---------- The records ----------

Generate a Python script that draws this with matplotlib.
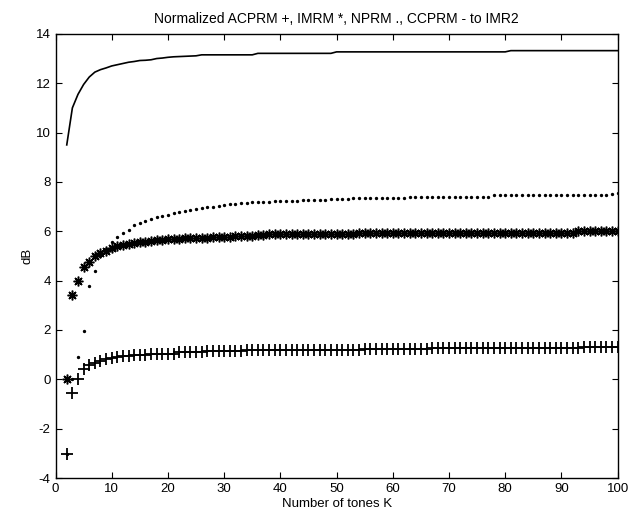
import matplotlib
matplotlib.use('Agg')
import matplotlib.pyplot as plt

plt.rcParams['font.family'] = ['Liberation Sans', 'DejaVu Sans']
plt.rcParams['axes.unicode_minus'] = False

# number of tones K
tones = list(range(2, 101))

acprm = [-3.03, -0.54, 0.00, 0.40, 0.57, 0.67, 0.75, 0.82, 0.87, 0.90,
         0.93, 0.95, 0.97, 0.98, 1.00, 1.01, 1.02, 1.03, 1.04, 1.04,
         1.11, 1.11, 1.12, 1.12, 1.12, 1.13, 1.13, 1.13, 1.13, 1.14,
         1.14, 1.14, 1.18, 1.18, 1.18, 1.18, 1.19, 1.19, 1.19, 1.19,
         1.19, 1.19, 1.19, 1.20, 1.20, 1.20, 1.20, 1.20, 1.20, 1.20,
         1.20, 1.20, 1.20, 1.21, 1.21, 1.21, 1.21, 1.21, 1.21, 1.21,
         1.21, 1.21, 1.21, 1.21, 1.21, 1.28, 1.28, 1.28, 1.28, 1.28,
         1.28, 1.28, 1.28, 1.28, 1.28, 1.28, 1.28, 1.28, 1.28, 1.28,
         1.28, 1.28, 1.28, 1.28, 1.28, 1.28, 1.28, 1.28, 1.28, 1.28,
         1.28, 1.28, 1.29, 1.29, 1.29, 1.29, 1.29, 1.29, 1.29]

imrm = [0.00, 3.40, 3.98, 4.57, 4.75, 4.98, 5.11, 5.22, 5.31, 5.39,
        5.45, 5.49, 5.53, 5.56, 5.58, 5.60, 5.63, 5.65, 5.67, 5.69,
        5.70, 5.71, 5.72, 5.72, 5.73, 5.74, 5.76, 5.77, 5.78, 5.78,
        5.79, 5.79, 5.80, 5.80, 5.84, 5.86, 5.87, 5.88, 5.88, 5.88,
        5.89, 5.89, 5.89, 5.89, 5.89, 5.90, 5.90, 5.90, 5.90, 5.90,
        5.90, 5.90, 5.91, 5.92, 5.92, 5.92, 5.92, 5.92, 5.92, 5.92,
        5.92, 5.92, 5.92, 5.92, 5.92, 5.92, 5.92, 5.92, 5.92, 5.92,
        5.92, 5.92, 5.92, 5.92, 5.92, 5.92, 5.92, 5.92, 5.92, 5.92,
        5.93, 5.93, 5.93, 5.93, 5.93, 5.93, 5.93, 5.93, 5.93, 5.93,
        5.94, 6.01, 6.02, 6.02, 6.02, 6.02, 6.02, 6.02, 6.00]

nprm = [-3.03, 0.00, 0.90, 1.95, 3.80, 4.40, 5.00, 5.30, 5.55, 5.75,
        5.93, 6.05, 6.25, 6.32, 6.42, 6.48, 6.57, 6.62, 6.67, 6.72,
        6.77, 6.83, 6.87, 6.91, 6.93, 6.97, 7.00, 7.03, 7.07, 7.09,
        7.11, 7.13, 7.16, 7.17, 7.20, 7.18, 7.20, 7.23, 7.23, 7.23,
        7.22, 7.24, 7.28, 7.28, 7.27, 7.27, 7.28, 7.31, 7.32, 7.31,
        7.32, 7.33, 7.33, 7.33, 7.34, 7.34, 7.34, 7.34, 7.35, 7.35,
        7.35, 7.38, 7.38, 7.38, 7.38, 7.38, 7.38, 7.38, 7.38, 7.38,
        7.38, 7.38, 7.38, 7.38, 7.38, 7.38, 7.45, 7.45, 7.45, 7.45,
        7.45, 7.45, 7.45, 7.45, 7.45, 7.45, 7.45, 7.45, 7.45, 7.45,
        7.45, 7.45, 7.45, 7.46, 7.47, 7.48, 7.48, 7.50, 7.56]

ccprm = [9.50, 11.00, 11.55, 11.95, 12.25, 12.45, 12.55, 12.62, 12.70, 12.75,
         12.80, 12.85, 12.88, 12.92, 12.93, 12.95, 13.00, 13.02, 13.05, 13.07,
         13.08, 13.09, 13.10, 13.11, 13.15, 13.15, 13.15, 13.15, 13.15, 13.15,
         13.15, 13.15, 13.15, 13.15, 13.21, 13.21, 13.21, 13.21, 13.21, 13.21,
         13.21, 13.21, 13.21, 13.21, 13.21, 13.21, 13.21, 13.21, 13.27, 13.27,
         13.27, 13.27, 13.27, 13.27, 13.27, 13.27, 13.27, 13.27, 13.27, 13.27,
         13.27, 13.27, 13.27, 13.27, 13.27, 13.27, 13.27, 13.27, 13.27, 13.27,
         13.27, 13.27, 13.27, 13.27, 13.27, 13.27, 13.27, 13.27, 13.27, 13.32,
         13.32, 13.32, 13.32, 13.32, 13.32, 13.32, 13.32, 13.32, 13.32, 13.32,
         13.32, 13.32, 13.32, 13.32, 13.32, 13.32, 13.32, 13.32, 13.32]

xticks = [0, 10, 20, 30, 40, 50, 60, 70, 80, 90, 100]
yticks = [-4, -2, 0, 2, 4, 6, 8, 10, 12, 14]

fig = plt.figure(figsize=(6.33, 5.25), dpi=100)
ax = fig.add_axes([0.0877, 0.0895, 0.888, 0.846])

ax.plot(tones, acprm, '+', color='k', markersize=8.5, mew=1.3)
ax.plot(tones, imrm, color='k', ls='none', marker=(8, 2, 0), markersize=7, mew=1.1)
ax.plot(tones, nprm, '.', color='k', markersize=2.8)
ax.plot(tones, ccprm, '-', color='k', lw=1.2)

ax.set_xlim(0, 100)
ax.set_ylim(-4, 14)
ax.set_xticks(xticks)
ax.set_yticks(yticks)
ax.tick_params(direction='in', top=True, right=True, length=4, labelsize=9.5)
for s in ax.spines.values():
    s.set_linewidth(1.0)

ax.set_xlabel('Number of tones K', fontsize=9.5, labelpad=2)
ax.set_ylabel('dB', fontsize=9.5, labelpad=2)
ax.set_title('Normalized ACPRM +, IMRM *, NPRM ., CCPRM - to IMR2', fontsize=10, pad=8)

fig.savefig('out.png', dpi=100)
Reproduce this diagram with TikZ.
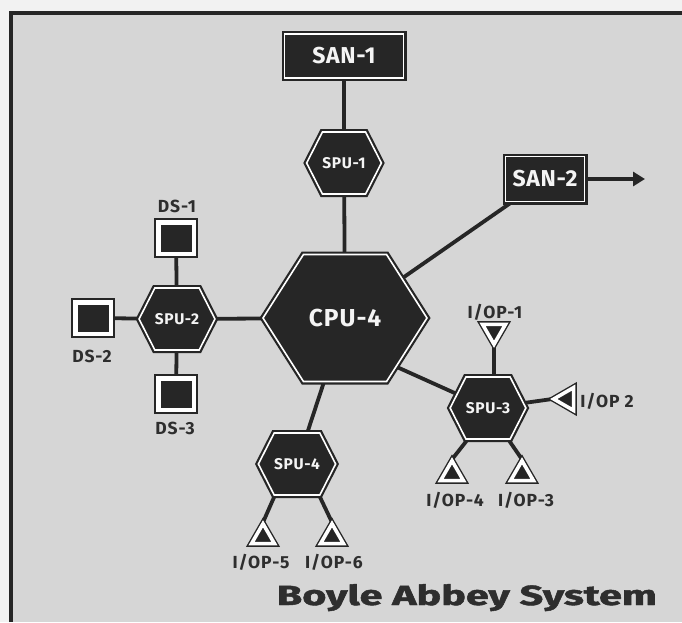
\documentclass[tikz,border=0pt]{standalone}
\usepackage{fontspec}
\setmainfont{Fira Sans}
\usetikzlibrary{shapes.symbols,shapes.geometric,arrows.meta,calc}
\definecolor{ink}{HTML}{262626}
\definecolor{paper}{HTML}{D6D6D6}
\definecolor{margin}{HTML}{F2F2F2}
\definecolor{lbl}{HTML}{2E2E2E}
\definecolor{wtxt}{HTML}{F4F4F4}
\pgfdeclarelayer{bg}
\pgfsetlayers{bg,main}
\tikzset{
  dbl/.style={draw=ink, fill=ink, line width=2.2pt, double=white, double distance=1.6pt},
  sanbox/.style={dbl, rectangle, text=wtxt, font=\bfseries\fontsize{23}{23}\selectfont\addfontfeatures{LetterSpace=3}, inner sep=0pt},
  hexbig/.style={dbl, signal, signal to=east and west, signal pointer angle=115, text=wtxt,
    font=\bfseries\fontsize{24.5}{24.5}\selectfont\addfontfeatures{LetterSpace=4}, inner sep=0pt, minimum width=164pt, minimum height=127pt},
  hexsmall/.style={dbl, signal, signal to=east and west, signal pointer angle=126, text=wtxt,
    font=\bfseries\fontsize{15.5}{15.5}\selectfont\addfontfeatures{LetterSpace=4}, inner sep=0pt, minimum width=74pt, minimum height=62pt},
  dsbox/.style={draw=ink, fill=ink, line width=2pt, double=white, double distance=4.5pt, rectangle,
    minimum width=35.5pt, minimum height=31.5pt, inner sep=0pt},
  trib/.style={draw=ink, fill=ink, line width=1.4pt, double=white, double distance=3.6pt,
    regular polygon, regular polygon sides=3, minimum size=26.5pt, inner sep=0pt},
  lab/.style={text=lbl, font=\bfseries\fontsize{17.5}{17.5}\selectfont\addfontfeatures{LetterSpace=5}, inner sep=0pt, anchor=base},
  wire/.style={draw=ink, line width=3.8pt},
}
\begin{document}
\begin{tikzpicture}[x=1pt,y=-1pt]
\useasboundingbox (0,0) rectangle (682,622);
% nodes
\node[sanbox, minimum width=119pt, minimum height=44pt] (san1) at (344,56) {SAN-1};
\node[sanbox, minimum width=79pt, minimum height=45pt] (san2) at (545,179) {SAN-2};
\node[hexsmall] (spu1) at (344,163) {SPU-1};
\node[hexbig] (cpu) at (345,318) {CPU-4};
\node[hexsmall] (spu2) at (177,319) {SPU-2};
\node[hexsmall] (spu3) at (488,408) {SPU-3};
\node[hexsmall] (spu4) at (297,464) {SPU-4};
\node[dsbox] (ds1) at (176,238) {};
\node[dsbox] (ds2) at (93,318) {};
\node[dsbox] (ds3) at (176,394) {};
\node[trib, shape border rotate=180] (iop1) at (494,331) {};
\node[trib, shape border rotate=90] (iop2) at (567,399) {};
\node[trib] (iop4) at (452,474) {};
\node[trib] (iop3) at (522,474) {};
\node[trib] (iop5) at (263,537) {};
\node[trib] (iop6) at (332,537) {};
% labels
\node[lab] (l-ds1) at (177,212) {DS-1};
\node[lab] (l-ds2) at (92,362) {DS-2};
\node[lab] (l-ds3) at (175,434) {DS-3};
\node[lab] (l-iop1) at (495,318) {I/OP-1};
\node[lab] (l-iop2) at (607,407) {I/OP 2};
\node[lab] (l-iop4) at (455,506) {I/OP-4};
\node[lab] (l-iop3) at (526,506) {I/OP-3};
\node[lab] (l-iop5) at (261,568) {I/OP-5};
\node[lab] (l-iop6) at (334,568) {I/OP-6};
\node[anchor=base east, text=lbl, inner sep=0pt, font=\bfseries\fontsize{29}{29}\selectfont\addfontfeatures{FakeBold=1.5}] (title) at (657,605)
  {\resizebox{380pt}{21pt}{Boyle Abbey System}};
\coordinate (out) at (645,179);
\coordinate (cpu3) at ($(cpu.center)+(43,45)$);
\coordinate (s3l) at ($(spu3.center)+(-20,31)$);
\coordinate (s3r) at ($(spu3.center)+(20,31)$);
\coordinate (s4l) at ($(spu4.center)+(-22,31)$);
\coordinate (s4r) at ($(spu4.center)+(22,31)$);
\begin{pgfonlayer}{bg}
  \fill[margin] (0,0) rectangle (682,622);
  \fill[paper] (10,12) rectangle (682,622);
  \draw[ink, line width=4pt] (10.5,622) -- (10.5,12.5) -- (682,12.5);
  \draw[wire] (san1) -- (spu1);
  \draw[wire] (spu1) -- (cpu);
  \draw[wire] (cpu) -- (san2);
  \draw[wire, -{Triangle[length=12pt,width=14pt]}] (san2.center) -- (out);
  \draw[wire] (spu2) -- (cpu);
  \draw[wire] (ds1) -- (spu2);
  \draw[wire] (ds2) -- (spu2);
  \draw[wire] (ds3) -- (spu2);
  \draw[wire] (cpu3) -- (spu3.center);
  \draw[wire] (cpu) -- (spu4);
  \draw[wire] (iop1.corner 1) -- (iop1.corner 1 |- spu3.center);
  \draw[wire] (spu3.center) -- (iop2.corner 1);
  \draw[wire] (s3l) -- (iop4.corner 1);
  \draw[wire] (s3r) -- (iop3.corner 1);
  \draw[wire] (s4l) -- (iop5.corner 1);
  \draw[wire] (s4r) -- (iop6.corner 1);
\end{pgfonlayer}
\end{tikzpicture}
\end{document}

----------

• Your objective: Up to and including the line containing "1.28, 1.28, 1.29, 1.29, 1.29, 1.29, 1.29, 1.29, 1.29]", quote each line of the entries above from the very first, please, exactly and without images.

• Answer to this task:
Generate a Python script that draws this with matplotlib.
import matplotlib
matplotlib.use('Agg')
import matplotlib.pyplot as plt

plt.rcParams['font.family'] = ['Liberation Sans', 'DejaVu Sans']
plt.rcParams['axes.unicode_minus'] = False

# number of tones K
tones = list(range(2, 101))

acprm = [-3.03, -0.54, 0.00, 0.40, 0.57, 0.67, 0.75, 0.82, 0.87, 0.90,
         0.93, 0.95, 0.97, 0.98, 1.00, 1.01, 1.02, 1.03, 1.04, 1.04,
         1.11, 1.11, 1.12, 1.12, 1.12, 1.13, 1.13, 1.13, 1.13, 1.14,
         1.14, 1.14, 1.18, 1.18, 1.18, 1.18, 1.19, 1.19, 1.19, 1.19,
         1.19, 1.19, 1.19, 1.20, 1.20, 1.20, 1.20, 1.20, 1.20, 1.20,
         1.20, 1.20, 1.20, 1.21, 1.21, 1.21, 1.21, 1.21, 1.21, 1.21,
         1.21, 1.21, 1.21, 1.21, 1.21, 1.28, 1.28, 1.28, 1.28, 1.28,
         1.28, 1.28, 1.28, 1.28, 1.28, 1.28, 1.28, 1.28, 1.28, 1.28,
         1.28, 1.28, 1.28, 1.28, 1.28, 1.28, 1.28, 1.28, 1.28, 1.28,
         1.28, 1.28, 1.29, 1.29, 1.29, 1.29, 1.29, 1.29, 1.29]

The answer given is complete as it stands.